On 17 November 2013, the crew of a Boeing 737-500 failed to establish on the ILS at Kazan after not following the promulgated intermediate approach track due to late awareness of LNAV map shift. A go around was eventually initiated from the unstabilised approach but the crew appeared not to recognise that the autopilot used to fly the approach would automatically disconnect. Non-control followed by inappropriate control led to a high speed descent into terrain less than a minute after go around commencement. The Investigation found that the pilots had not received appropriate training for all-engine go arounds or upset recovery.
On 31 May 2013, a Boeing 737-800 (EI-ENL) being operated by Ryanair on a scheduled international passenger flight from Palma del Mallorca to Eindhoven as FR3531 was established on the ILS LOC in day IMC with the AP and A/T engaged and APP mode selected but above the GS, when the aircraft suddenly pitched up and stick shaker activation occurred. After a sudden loss of airspeed, the crew recovered control manually and the subsequent approach was completed without further event.

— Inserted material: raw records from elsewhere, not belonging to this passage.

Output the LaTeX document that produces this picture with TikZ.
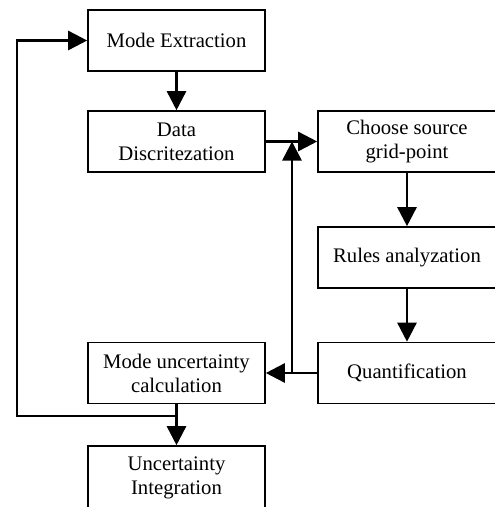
\documentclass[tikz,border=0pt]{standalone}
\usepackage{fontspec}
\setmainfont{Liberation Serif}
\usetikzlibrary{arrows.meta}
\begin{document}
\begin{tikzpicture}[x=1pt,y=-1pt,
  box/.style={draw,line width=1.6pt,minimum width=177pt,minimum height=61pt,align=center,inner sep=0pt,font=\fontsize{20.7}{24}\selectfont},
  rbox/.style={box,minimum width=178pt},
  conn/.style={line width=2.6pt,-{Triangle[length=19pt,width=19pt]}},
  plain/.style={line width=2.6pt}]
\useasboundingbox (0,0) rectangle (495,507);
\clip (0,0) rectangle (495,507);
\node[box] (me) at (176.5,40.5) {Mode Extraction};
\node[box] (dd) at (176.5,141.5) {Data\\Discritezation};
\node[rbox] (cs) at (407,141.5) {Choose source\\grid-point};
\node[rbox] (ra) at (407,257.5) {Rules analyzation};
\node[rbox] (q) at (407,373) {Quantification};
\node[box] (mu) at (176.5,373) {Mode uncertainty\\calculation};
\node[box,minimum height=64pt] (ui) at (176.5,478) {Uncertainty\\Integration};
\coordinate (j1) at (292,373);
\coordinate (j2) at (292,141.5);
\coordinate (j3) at (176.5,416);
\coordinate (c1) at (17,416);
\draw[conn] (me) -- (dd);
\draw[conn] (dd) -- (cs);
\draw[conn] (cs) -- (ra);
\draw[conn] (ra) -- (q);
\draw[conn] (q) -- (mu);
\draw[conn] (j1) -- (j2);
\draw[conn] (mu) -- (ui);
\draw[conn] (j3) -- (c1) |- (me.west);
\end{tikzpicture}
\end{document}
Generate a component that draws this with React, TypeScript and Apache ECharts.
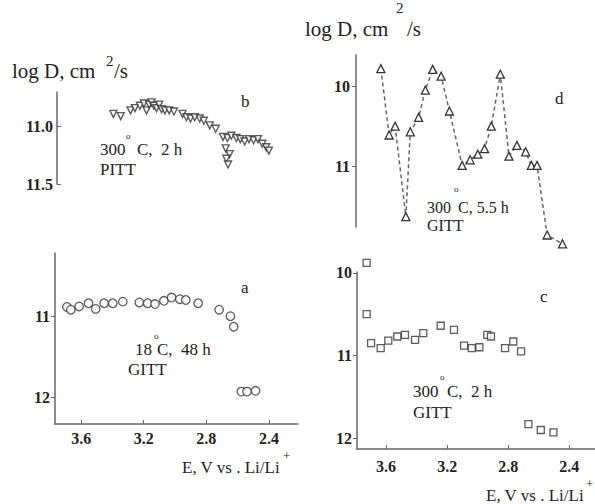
import React, { useEffect, useRef } from "react";
import * as echarts from "echarts";

// Panel a: 18 °C, 48 h, GITT (circles)
const aE = [3.691, 3.666, 3.613, 3.553, 3.507, 3.453, 3.398, 3.334, 3.228, 3.175, 3.128, 3.071, 3.022, 2.969, 2.931, 2.852, 2.718, 2.646, 2.625, 2.576, 2.54, 2.485];
const aLogD = [10.885, 10.92, 10.88, 10.84, 10.91, 10.84, 10.84, 10.82, 10.83, 10.84, 10.85, 10.81, 10.77, 10.79, 10.8, 10.84, 10.92, 11.0, 11.13, 11.93, 11.93, 11.92];

// Panel b: 300 °C, 2 h, PITT (down triangles)
const bE = [3.394, 3.347, 3.284, 3.256, 3.224, 3.199, 3.182, 3.165, 3.15, 3.135, 3.118, 3.101, 3.086, 3.065, 3.037, 3.007, 2.952, 2.927, 2.901, 2.874, 2.842, 2.816, 2.778, 2.74, 2.693, 2.665, 2.64, 2.608, 2.583, 2.555, 2.527, 2.498, 2.47, 2.442, 2.417, 2.4, 2.676, 2.651, 2.672, 2.661];
const bLogD = [10.89, 10.91, 10.86, 10.84, 10.82, 10.8, 10.86, 10.81, 10.79, 10.82, 10.84, 10.81, 10.85, 10.86, 10.86, 10.87, 10.89, 10.92, 10.93, 10.92, 10.93, 10.95, 10.99, 11.02, 11.09, 11.1, 11.08, 11.1, 11.11, 11.13, 11.11, 11.12, 11.11, 11.15, 11.18, 11.21, 11.19, 11.24, 11.28, 11.33];

// Panel c: 300 °C, 2 h, GITT (squares)
const cE = [3.727, 3.727, 3.698, 3.635, 3.585, 3.526, 3.476, 3.41, 3.356, 3.242, 3.155, 3.089, 3.039, 2.989, 2.937, 2.913, 2.821, 2.767, 2.716, 2.668, 2.587, 2.504];
const cLogD = [9.88, 10.5, 10.85, 10.91, 10.82, 10.77, 10.75, 10.81, 10.73, 10.64, 10.69, 10.88, 10.91, 10.9, 10.75, 10.77, 10.91, 10.83, 10.95, 11.83, 11.9, 11.93];

// Panel d: 300 °C, 5.5 h, GITT (triangles, dashed line)
const dE = [3.628, 3.574, 3.535, 3.465, 3.436, 3.382, 3.338, 3.29, 3.235, 3.181, 3.098, 3.046, 2.996, 2.952, 2.908, 2.849, 2.793, 2.741, 2.684, 2.647, 2.61, 2.544, 2.444];
const dLogD = [9.78, 10.61, 10.5, 11.63, 10.57, 10.39, 10.05, 9.79, 9.875, 10.31, 10.99, 10.92, 10.85, 10.78, 10.5, 9.85, 10.875, 10.74, 10.82, 10.99, 10.99, 11.86, 11.97];

const xTicks = [3.6, 3.2, 2.8, 2.4];
const aYTicks = [11, 12];
const bYTicks = [11.0, 11.5];
const cYTicks = [10, 11, 12];
const dYTicks = [10, 11];

const SERIF = "'Liberation Serif', 'DejaVu Serif', serif";
const INK = "#222";
const AXIS = "#666";
const MARK = "#333";

const pairs = (xs: number[], ys: number[]) => xs.map((x, i) => [x, ys[i]]);

export default function App() {
  const ref = useRef<HTMLDivElement>(null);
  useEffect(() => {
    if (!ref.current) return;
    const chart = echarts.init(ref.current, null, { renderer: "svg" });

    const xAxisBase = (gridIndex: number, min: number, max: number, show: boolean, margin: number) => ({
      type: "value",
      gridIndex,
      inverse: true,
      min,
      max,
      show,
      splitLine: { show: false },
      axisLine: { show: true, onZero: false, lineStyle: { color: AXIS, width: 1.5 } },
      axisTick: { show: true, inside: true, length: 4, customValues: xTicks, lineStyle: { color: AXIS } },
      axisLabel: {
        customValues: xTicks,
        margin,
        color: INK,
        fontFamily: SERIF,
        fontSize: 16,
        fontWeight: "bold",
        formatter: (v: number) => v.toFixed(1),
      },
    });

    const yAxisBase = (gridIndex: number, min: number, max: number, ticks: number[], dec: number, inside: boolean, margin: number) => ({
      type: "value",
      gridIndex,
      inverse: true,
      min,
      max,
      splitLine: { show: false },
      axisLine: { show: true, onZero: false, lineStyle: { color: AXIS, width: 1.5 } },
      axisTick: { show: true, inside, length: 4, customValues: ticks, lineStyle: { color: AXIS } },
      axisLabel: {
        customValues: ticks,
        margin,
        color: INK,
        fontFamily: SERIF,
        fontSize: 16,
        fontWeight: "bold",
        formatter: (v: number) => v.toFixed(dec),
      },
    });

    const txt = (text: string, x: number, baseline: number, size: number) => ({
      type: "text",
      x,
      y: baseline - 0.3 * size,
      silent: true,
      style: {
        text,
        fill: INK,
        font: `normal ${size}px ${SERIF}`,
        verticalAlign: "middle",
        align: "left",
      },
    });

    const option: any = {
      animation: false,
      backgroundColor: "#fff",
      grid: [
        { left: 55, top: 253, width: 243, height: 171 }, // a
        { left: 57, top: 92, width: 241, height: 92 }, // b
        { left: 357, top: 272, width: 238, height: 177 }, // c
        { left: 356, top: 55, width: 239, height: 172 }, // d
      ],
      xAxis: [
        xAxisBase(0, 2.214, 3.767, true, 6),
        xAxisBase(1, 2.214, 3.754, false, 6),
        xAxisBase(2, 2.232, 3.79, true, 9),
        xAxisBase(3, 2.232, 3.79, false, 9),
      ],
      yAxis: [
        yAxisBase(0, 10.22, 12.33, aYTicks, 0, false, 5),
        yAxisBase(1, 10.7, 11.5, bYTicks, 1, true, 4),
        yAxisBase(2, 9.99, 12.13, cYTicks, 0, false, 5),
        yAxisBase(3, 9.61, 11.76, dYTicks, 0, false, 6),
      ],
      series: [
        {
          type: "scatter",
          xAxisIndex: 0,
          yAxisIndex: 0,
          clip: false,
          symbol: "circle",
          symbolSize: 8.5,
          itemStyle: { color: "#fff", borderColor: MARK, borderWidth: 1.3 },
          data: pairs(aE, aLogD),
        },
        {
          type: "scatter",
          xAxisIndex: 1,
          yAxisIndex: 1,
          clip: false,
          symbol: "triangle",
          symbolRotate: 180,
          symbolSize: 7,
          itemStyle: { color: "#fff", borderColor: MARK, borderWidth: 1.4 },
          data: pairs(bE, bLogD),
        },
        {
          type: "scatter",
          xAxisIndex: 2,
          yAxisIndex: 2,
          clip: false,
          symbol: "rect",
          symbolSize: 7,
          itemStyle: { color: "#fff", borderColor: MARK, borderWidth: 1.3 },
          data: pairs(cE, cLogD),
        },
        {
          type: "line",
          xAxisIndex: 3,
          yAxisIndex: 3,
          clip: false,
          symbol: "triangle",
          symbolSize: 8,
          showAllSymbol: true,
          lineStyle: { color: "#666", width: 1.5, type: [4, 3] },
          itemStyle: { color: "#fff", borderColor: MARK, borderWidth: 1.3 },
          data: pairs(dE, dLogD),
        },
      ],
      graphic: [
        // top-left y title
        txt("log D, cm", 12, 77, 21),
        txt("2", 106, 65, 15),
        txt("/s", 114, 77, 21),
        // top-right y title
        txt("log D, cm", 305, 35, 21),
        txt("2", 396, 12, 15),
        txt("/s", 407, 35, 21),
        // panel b
        txt("b", 241, 107, 17),
        txt("300", 100, 155, 17),
        txt("o", 126, 139, 9),
        txt("C,  2 h", 137, 155, 17),
        txt("PITT", 100, 175, 17),
        // panel d
        txt("d", 555, 104, 17),
        txt("300", 427, 212, 16),
        txt("o", 454, 192, 9),
        txt("C, 5.5 h", 458, 212, 16),
        txt("GITT", 427, 230, 16),
        // panel a
        txt("a", 241, 293, 17),
        txt("18", 135, 355, 17),
        txt("o", 154, 339, 9),
        txt("C,  48 h", 157, 355, 17),
        txt("GITT", 128, 375, 17),
        txt("E, V vs . Li/Li", 182, 473, 17),
        txt("+", 283, 459, 13),
        // panel c
        txt("c", 540, 302, 17),
        txt("300", 413, 397, 17),
        txt("o", 440, 380, 9),
        txt("C,  2 h", 447, 397, 17),
        txt("GITT", 413, 418, 17),
        txt("E, V vs . Li/Li", 486, 501, 17),
        txt("+", 586, 487, 13),
      ],
    };
    chart.setOption(option);
    return () => chart.dispose();
  }, []);
  return (
    <div
      ref={ref}
      style={{ position: "fixed", left: 0, top: 0, width: 595, height: 504, background: "#fff" }}
    />
  );
}
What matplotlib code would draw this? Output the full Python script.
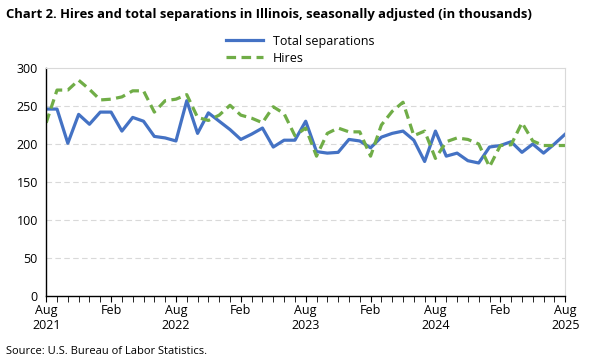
import matplotlib
matplotlib.use("Agg")
import matplotlib.pyplot as plt
import numpy as np

# monthly values, Aug 2021 .. Aug 2025 (in thousands)
separations = [246, 246, 201, 239, 226, 242, 242, 217, 235, 230, 210, 208, 204,
               257, 214, 241, 230, 219, 206, 213, 221, 196, 205, 205, 230,
               190, 188, 189, 206, 204, 195, 209, 214, 217, 205, 177, 217,
               184, 188, 178, 175, 196, 198, 203, 189, 200, 188, 200, 213]
hires = [228, 271, 271, 284, 272, 258, 259, 262, 270, 270, 242, 257, 259,
         265, 235, 231, 238, 251, 238, 234, 228, 249, 240, 211, 221,
         184, 214, 221, 216, 216, 184, 225, 243, 255, 211, 217, 181,
         203, 208, 206, 200, 170, 198, 199, 228, 204, 198, 198, 198]
tick_labels = ["Aug\n2021", "Feb", "Aug\n2022", "Feb", "Aug\n2023",
               "Feb", "Aug\n2024", "Feb", "Aug\n2025"]

plt.rcParams["font.family"] = ["Open Sans", "DejaVu Sans"]

fig = plt.figure(figsize=(6, 3.6), dpi=100)
ax = fig.add_axes([0.077, 0.178, 0.865, 0.633])

x = np.arange(len(separations))
ax.plot(x, separations, color="#4472C4", lw=2.3, label="Total separations")
ax.plot(x, hires, color="#70AD47", lw=2.3, ls=(0, (3, 1.7)), label="Hires")

ax.set_xlim(0, len(x) - 1)
ax.set_ylim(0, 300)
ax.set_yticks(range(0, 301, 50))
ax.set_xticks(range(0, len(x), 6))
ax.set_xticklabels(tick_labels)
ax.set_xticks(x, minor=True)
ax.tick_params(axis="x", which="both", length=4, color="black", labelsize=9, pad=2)
ax.tick_params(axis="y", length=0, labelsize=9, pad=6)
for yv in range(50, 300, 50):
    ax.axhline(yv, color="#d9d9d9", lw=0.8, ls=(0, (5, 3)), zorder=0)

for s in ["top", "right"]:
    ax.spines[s].set_color("#d9d9d9")
for s in ["left", "bottom"]:
    ax.spines[s].set_color("black")
    ax.spines[s].set_linewidth(1)

fig.text(0.01, 0.96, "Chart 2. Hires and total separations in Illinois, seasonally adjusted (in thousands)",
         fontsize=9.4, fontweight="bold", va="center")
fig.legend(loc="center", bbox_to_anchor=(0.5, 0.862), ncol=1, frameon=False,
           fontsize=9, handlelength=3, labelspacing=0.3, borderpad=0)
fig.text(0.01, 0.025, "Source: U.S. Bureau of Labor Statistics.", fontsize=8, va="center")

fig.savefig("out.png", dpi=100)
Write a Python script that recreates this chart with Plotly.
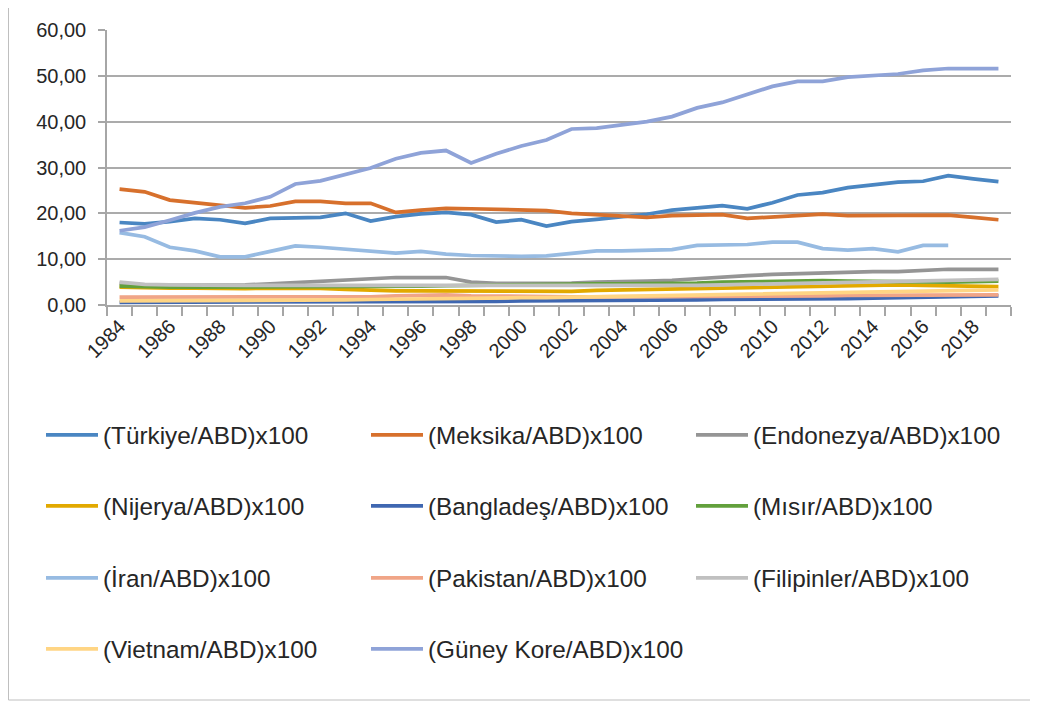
import plotly.graph_objects as go

years = list(range(1984, 2020))
tick_years = list(range(1984, 2019, 2))
tick_labels = [str(y) for y in tick_years]

turkiye = [18.0, 17.7, 18.2, 18.9, 18.6, 17.8, 18.9, 18.9, 19.1, 20.0, 18.3, 19.3, 19.9, 20.2, 19.7, 18.1, 18.6, 17.2,
           18.2, 18.7, 19.3, 19.8, 20.7, 21.3, 21.7, 21.0, 22.3, 24.0, 24.5, 25.6, 26.2, 26.8, 27.0, 28.2, 27.5, 26.9]
meksika = [25.3, 24.7, 22.9, 22.3, 21.7, 21.2, 21.6, 22.6, 22.6, 22.2, 22.2, 20.2, 20.7, 21.1, 21.0, 20.9, 20.9, 20.6,
           20.0, 19.7, 19.3, 19.1, 19.5, 19.7, 19.7, 18.9, 19.2, 19.6, 19.8, 19.5, 19.5, 19.5, 19.5, 19.6, 19.1, 18.6]
endonezya = [4.7, 4.3, 4.3, 4.3, 4.3, 4.4, 4.6, 4.9, 5.1, 5.4, 5.7, 6.0, 6.0, 6.0, 5.0, 4.7, 4.7, 4.7,
             4.8, 5.0, 5.0, 5.2, 5.4, 5.8, 6.1, 6.4, 6.7, 6.9, 7.1, 7.1, 7.3, 7.3, 7.6, 7.8, 7.8, 7.8]
nijerya = [3.9, 3.7, 3.7, 3.7, 3.6, 3.6, 3.7, 3.7, 3.6, 3.4, 3.2, 3.1, 3.1, 3.1, 3.1, 3.0, 3.0, 2.9,
           3.0, 3.2, 3.3, 3.4, 3.5, 3.6, 3.7, 3.8, 3.9, 4.0, 4.1, 4.3, 4.4, 4.4, 4.3, 4.2, 4.1, 4.0]
banglades = [0.6, 0.6, 0.6, 0.6, 0.6, 0.6, 0.6, 0.6, 0.6, 0.7, 0.7, 0.7, 0.7, 0.8, 0.8, 0.8, 0.9, 0.9,
             1.0, 1.0, 1.0, 1.0, 1.1, 1.1, 1.2, 1.2, 1.3, 1.3, 1.4, 1.4, 1.5, 1.6, 1.7, 1.8, 1.9, 2.0]
misir = [4.1, 3.9, 3.9, 3.9, 3.9, 4.0, 4.0, 4.0, 4.0, 4.0, 4.1, 4.1, 4.1, 4.2, 4.3, 4.4, 4.4, 4.5,
         4.5, 4.6, 4.6, 4.6, 4.7, 4.8, 5.0, 5.1, 5.2, 5.3, 5.3, 5.2, 5.1, 5.0, 5.0, 5.0, 5.1, 5.2]
iran = [15.8, 14.9, 12.6, 11.8, 10.5, 10.5, 11.7, 12.9, 12.6, 12.2, 11.6, 11.3, 11.7, 11.1, 10.8, 10.6, 10.6, 10.7,
        11.2, 11.8, 11.8, 11.9, 12.1, 13.0, 13.0, 13.2, 13.7, 13.7, 12.3, 12.0, 12.3, 11.6, 13.0, 13.0, None, None]
pakistan = [1.7, 1.7, 1.7, 1.7, 1.7, 1.7, 1.7, 1.7, 1.7, 1.7, 1.8, 2.0, 2.2, 2.2, 2.0, 1.9, 1.8, 1.8,
            1.8, 1.8, 1.8, 1.8, 1.8, 1.8, 1.9, 2.0, 2.0, 2.0, 2.0, 2.1, 2.1, 2.1, 2.1, 2.1, 2.2, 2.2]
filipinler = [5.0, 4.5, 4.4, 4.3, 4.3, 4.3, 4.3, 4.3, 4.3, 4.3, 4.3, 4.3, 4.3, 4.3, 4.2, 4.2, 4.2, 4.1,
              4.1, 4.1, 4.2, 4.2, 4.3, 4.3, 4.4, 4.5, 4.6, 4.7, 4.8, 4.9, 5.0, 5.1, 5.2, 5.3, 5.5, 5.6]
vietnam = [0.9, 0.9, 0.9, 0.9, 0.9, 0.9, 0.9, 0.9, 1.0, 1.1, 1.2, 1.3, 1.4, 1.5, 1.5, 1.5, 1.6, 1.6,
           1.7, 1.8, 1.9, 2.0, 2.1, 2.2, 2.3, 2.4, 2.5, 2.6, 2.7, 2.8, 2.8, 2.9, 3.0, 3.1, 3.2, 3.3]
guney_kore = [16.2, 17.0, 18.5, 20.1, 21.4, 22.2, 23.6, 26.4, 27.1, 28.4, 29.9, 31.9, 33.2, 33.7, 31.0, 33.0, 34.7, 36.0,
              38.4, 38.6, 39.3, 40.0, 41.1, 43.0, 44.2, 45.9, 47.7, 48.8, 48.8, 49.7, 50.0, 50.4, 51.2, 51.6, 51.6, 51.6]

series_names = ["(Türkiye/ABD)x100", "(Meksika/ABD)x100", "(Endonezya/ABD)x100",
                "(Nijerya/ABD)x100", "(Bangladeş/ABD)x100", "(Mısır/ABD)x100",
                "(İran/ABD)x100", "(Pakistan/ABD)x100", "(Filipinler/ABD)x100",
                "(Vietnam/ABD)x100", "(Güney Kore/ABD)x100"]
series_values = [turkiye, meksika, endonezya, nijerya, banglades, misir,
                 iran, pakistan, filipinler, vietnam, guney_kore]
colors = ["#4A86C2", "#D7702C", "#959595", "#E2A900", "#3F67B1", "#62A03C",
          "#97BBE2", "#F0A587", "#C0C0C0", "#FFD584", "#8FA3D8"]

FONT = "Liberation Sans"
TXT = "#262626"
W, H = 1038, 702

# legend grid: 3 columns, 4 rows (pixel positions within the figure)
col_x = [33, 358, 683]
row_y = [427, 498, 570, 641]

fig = go.Figure()
legends = {}
for i, (name, vals, col) in enumerate(zip(series_names, series_values, colors)):
    key = "legend" if i == 0 else f"legend{i+1}"
    fig.add_trace(go.Scatter(x=years, y=vals, name=name, mode="lines",
                             line=dict(color=col, width=3.75), legend=key,
                             connectgaps=False))
    r, c = divmod(i, 3)
    legends[key] = dict(orientation="h", xref="container", yref="container",
                        x=col_x[c] / W, y=1 - row_y[r] / H,
                        xanchor="left", yanchor="middle", itemwidth=52,
                        font=dict(family=FONT, size=24.3, color=TXT),
                        bgcolor="rgba(0,0,0,0)", borderwidth=0)

# plot area in figure pixels
PL, PR, PT, PB = 99, 1003, 22, 297

fig.update_layout(
    width=W, height=H,
    margin=dict(l=PL, r=W - PR, t=PT, b=H - PB, autoexpand=False),
    paper_bgcolor="white", plot_bgcolor="white",
    separators=",.",
    showlegend=True,
    font=dict(family=FONT, color=TXT),
    **legends,
)

fig.update_xaxes(
    range=[1983.5, 2019.5],
    tickvals=tick_years, ticktext=tick_labels, tickangle=-45,
    ticks="", showgrid=False,
    showline=True, linecolor="#A6A6A6", linewidth=1.5,
    tickfont=dict(family=FONT, size=20, color=TXT),
    minor=dict(tick0=1983.5, dtick=1, ticks="outside", ticklen=9,
               tickcolor="#A6A6A6", tickwidth=1.5, showgrid=False),
)
fig.update_yaxes(
    range=[0, 60], dtick=10, tickformat=".2f",
    showgrid=True, gridcolor="#ABABAB", gridwidth=1.5,
    showline=True, linecolor="#A6A6A6", linewidth=1.5,
    ticks="outside", ticklen=7, tickcolor="#A6A6A6", tickwidth=1.5,
    ticklabelstandoff=8,
    tickfont=dict(family=FONT, size=20, color=TXT),
    zeroline=False,
)

pw, ph = PR - PL, PB - PT
fig.add_shape(type="rect", xref="paper", yref="paper",
              x0=(0.5 - PL) / pw, x1=(W + 3 - PL) / pw,
              y0=(PB - 692) / ph, y1=(PB + 3) / ph,
              line=dict(color="#BFBFBF", width=1), fillcolor="rgba(0,0,0,0)",
              layer="below")

fig.write_html("out.html")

On 20 February 2014, an ATR 72-600 crew mishandled their response to an intended airspeed adjustment whilst using VS mode during descent to Sydney and an upset involving opposite control inputs from the pilots caused an elevator disconnect. The senior cabin attendant sustained serious injury. After recovery of control, the flight was completed without further event. Post flight inspection did not discover damage to the aircraft which exceeded limit and ultimate loads on the stabilisers and the aircraft remained in service for a further five days until it was grounded for replacement of both horizontal and vertical stabilisers.